Any ideas how to fix this?


----------



## alpenadiver (Jul 31, 2007)

You will probably need to edit the registry, if your comfortable doing so.

First you need to get into Safe Mode, follow this link; Start your PC in safe mode in Windows 10 - Windows Help

Next type regedit in the search box, click Yes on the pop up window. Regedit will open, before doing the edit, make sure to highlight the Computer entry, then go to File > Export give your reg backup a name, and choose where to put it.

Once done, you need to expand the following places;
*HKEY_CURRENT_USER\Software\Microsoft\Windows\Current Version\Internet Settings*.

At the Internet Settings, click on it, a panel on the right will open. Scroll down you will see ProxyEnable you need to change the Data Value from 1 to a 0 do this by right clicking on the EnableProxy > Modify > change Value Data to a 0

Then below the EnableProxy entry there should be a ProxyServer entry it should have a Data entry of 127.0.0.1:64550 you will need to right click on ProxyServer then select delete.

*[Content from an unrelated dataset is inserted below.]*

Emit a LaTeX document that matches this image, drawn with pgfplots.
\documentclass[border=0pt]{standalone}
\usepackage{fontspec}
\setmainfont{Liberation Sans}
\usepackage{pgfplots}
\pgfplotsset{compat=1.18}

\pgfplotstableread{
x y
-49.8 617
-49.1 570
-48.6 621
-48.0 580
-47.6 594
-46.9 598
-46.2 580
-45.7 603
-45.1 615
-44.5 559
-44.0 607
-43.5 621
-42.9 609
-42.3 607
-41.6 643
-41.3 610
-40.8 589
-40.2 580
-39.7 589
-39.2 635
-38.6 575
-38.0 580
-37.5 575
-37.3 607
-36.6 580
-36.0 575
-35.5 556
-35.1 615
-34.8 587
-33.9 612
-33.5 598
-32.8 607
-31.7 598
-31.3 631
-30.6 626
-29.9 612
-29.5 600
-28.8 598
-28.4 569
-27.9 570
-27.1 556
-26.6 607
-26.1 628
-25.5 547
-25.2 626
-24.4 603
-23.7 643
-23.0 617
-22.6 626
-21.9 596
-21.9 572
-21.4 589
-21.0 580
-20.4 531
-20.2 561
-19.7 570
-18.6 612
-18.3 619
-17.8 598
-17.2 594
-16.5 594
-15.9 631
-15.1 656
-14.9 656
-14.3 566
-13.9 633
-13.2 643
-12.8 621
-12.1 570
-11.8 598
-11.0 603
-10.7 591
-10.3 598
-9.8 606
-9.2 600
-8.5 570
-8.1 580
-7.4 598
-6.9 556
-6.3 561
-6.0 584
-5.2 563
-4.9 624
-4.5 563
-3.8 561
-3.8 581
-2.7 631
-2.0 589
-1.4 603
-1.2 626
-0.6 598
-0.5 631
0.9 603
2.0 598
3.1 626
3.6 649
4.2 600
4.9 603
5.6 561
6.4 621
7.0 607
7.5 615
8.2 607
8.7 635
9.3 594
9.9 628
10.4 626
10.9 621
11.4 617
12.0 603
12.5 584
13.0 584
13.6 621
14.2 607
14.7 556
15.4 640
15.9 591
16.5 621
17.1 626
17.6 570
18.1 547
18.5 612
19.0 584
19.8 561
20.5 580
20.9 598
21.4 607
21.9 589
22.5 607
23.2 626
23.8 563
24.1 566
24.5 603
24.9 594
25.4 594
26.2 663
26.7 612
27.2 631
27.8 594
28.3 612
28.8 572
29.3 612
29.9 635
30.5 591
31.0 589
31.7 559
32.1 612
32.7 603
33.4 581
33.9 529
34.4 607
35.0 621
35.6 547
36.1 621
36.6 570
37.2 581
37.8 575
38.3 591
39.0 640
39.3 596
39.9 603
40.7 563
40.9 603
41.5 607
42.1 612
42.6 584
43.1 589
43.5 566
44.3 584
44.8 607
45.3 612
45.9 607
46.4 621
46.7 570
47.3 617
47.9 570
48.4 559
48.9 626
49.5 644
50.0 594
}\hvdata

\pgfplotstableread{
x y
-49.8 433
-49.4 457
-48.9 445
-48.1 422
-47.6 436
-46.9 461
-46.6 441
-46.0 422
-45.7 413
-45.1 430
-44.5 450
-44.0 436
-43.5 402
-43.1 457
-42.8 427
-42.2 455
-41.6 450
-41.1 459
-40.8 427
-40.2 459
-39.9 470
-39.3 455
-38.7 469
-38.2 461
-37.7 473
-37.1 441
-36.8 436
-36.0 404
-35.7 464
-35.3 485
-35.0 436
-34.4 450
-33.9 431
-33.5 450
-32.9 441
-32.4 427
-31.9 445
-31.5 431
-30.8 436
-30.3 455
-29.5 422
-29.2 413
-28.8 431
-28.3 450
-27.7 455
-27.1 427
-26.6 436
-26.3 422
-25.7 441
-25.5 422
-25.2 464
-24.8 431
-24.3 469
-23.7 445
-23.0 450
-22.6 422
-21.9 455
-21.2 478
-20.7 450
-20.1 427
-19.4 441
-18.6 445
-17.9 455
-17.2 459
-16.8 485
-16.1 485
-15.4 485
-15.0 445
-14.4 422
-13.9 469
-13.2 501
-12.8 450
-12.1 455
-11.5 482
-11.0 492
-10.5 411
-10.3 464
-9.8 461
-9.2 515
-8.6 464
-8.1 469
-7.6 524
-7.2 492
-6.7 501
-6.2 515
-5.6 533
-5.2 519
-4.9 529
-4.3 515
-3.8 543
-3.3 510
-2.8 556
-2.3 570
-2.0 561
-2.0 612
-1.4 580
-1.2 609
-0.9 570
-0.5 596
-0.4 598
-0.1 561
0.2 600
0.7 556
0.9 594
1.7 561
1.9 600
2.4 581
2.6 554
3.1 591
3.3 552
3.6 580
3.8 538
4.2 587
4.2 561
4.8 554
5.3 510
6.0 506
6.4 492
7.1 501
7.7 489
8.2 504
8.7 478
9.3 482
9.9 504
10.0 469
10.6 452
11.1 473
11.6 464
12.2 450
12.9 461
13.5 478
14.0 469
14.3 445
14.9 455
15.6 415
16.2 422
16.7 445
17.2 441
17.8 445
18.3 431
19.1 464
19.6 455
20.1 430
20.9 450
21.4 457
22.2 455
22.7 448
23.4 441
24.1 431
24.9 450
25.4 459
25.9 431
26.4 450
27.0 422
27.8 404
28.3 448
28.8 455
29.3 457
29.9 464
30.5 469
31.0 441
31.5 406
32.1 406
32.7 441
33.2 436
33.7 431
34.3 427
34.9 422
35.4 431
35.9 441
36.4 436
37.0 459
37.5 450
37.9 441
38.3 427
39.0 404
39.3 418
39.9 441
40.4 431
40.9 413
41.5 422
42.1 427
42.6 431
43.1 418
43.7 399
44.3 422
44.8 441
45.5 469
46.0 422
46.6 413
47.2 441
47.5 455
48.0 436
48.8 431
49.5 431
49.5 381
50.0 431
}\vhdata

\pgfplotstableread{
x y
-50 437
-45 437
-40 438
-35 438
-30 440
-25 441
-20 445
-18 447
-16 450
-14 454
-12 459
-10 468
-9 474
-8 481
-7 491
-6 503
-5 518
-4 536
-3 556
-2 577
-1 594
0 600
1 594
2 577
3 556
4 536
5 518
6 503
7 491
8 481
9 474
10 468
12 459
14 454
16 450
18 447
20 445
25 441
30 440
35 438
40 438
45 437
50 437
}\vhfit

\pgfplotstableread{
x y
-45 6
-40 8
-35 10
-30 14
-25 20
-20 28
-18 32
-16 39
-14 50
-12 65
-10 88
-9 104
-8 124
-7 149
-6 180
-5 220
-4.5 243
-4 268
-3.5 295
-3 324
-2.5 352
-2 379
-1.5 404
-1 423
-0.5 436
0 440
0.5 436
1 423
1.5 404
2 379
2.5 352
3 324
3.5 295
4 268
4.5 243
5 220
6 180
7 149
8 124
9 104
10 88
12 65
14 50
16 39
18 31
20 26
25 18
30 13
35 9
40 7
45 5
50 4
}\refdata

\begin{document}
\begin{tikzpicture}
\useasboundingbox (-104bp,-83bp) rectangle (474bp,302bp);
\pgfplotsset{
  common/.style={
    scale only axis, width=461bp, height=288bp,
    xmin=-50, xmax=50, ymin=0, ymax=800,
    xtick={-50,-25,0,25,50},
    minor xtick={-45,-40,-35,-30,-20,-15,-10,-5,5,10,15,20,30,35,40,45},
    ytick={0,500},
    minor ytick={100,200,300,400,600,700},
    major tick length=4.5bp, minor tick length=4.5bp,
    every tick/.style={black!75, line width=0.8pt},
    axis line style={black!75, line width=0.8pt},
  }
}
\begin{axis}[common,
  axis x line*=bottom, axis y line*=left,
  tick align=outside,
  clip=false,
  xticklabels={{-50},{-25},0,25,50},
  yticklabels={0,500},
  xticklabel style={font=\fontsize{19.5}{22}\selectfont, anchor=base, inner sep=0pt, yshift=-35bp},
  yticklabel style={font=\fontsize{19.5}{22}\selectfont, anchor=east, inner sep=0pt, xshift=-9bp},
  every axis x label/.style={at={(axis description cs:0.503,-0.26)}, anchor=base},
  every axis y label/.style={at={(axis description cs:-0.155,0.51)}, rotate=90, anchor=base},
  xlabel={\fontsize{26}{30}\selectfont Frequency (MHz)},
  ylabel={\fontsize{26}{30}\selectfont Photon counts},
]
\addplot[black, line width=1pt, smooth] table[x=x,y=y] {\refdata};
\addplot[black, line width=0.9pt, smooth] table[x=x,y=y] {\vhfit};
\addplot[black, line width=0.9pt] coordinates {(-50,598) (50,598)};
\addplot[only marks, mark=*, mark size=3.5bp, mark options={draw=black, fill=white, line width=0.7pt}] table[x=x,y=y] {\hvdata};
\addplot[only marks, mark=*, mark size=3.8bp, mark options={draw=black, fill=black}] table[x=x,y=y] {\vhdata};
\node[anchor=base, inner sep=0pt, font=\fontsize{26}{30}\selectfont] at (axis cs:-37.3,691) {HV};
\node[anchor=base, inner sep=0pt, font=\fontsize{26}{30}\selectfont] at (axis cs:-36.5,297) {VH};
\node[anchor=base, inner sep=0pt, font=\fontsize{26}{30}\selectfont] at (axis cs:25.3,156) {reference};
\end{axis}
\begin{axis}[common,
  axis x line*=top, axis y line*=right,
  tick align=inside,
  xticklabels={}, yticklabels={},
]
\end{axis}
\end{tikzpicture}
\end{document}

Close out of Regedit, then restart the computer.


----------



## Herodotu (Dec 22, 2015)

Hello, thanks for getting back to me.

Your solution fixes the problem, but only temporarily. When I first turn on the computer after deleting the registries and changing the statuses, the proxy is off and disabled. However when I check again after opening a program or two the proxy turns itself back on. 

I don't know if this will help, but this is (most of) the registry in that subfolder as of right now.


----------



## alpenadiver (Jul 31, 2007)

I would say you still have some malware issues, you will want to go to the Malware / Virus section of the forums, post your issue the folks there will get your computer cleaned up.


----------